Optimal routing in problems of sequential traversal of megapolises in the presence of constraints

The problem of optimal routing of movements is considered with additional constraints such as precedence conditions and cost functions depending on the job list. Dependencies of this kind refer to the so-called dynamic restrictions, in which the value of the objective function at each step of the movement depends on the trajectory (history) of the path traveled and determines the admissibility of the selected movement. The considered statement is focused, first of all, on engineering applications related to the optimization of the route of the tool of CNC machines; other applications are possible. The objects of visit are non-empty finite sets — megacities. As the main problem in this paper, we consider the problem of optimal tool routing for CNC sheet cutting machines, known as the Cutting Path Problem or Tool Path Problem. This problem arises at the stage of development of control programs for the CNC machine, which set the tool path and a number of technological commands. Among the formal restrictions, the precedence conditions are especially distinguished, which are caused by the technological features of sheet cutting on CNC machines and which can be used to reduce the computational complexity of the problem being solved and construct feasible solutions.
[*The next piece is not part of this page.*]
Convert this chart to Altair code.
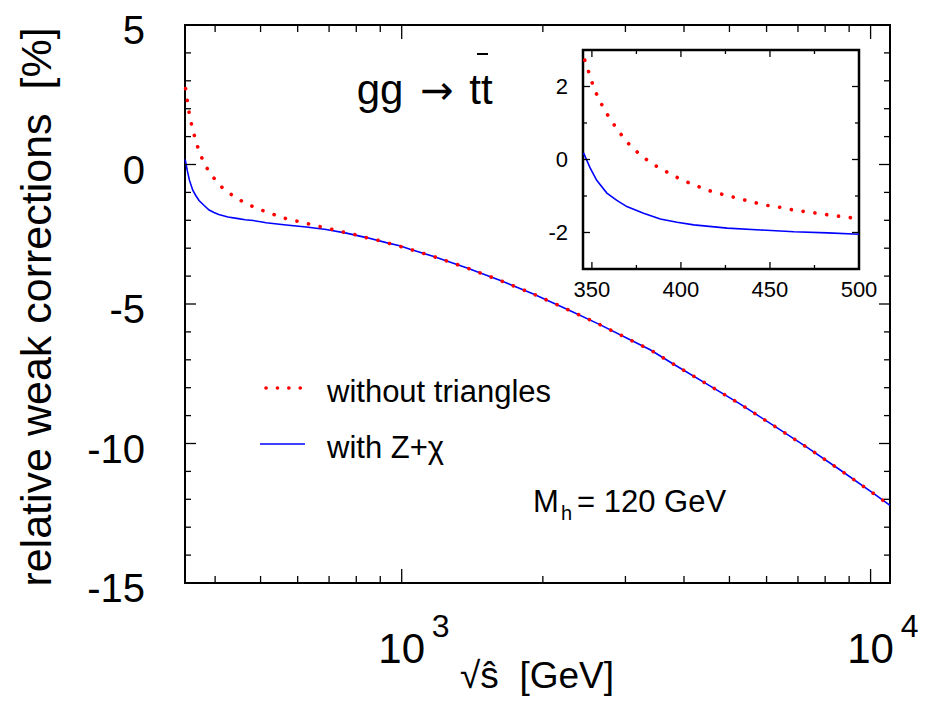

The main research method is the widely understood dynamic programming (DP), which takes into account the precedence conditions and the dependence of cost functions on the list of tasks. As applied to the problem of routing the tool of sheet cutting machines, the dependence of the objective function on the list of tasks makes it possible to reduce thermal deformations of the material during thermal cutting. The article provides a rigorous mathematical formalization of the problem of constrained movement routing and a description of the exact solution algorithm. In the process of solving, the order of tasks execution, the specific process trajectory and the starting point are optimized. The algorithm is implemented as a PC program; model examples are solved.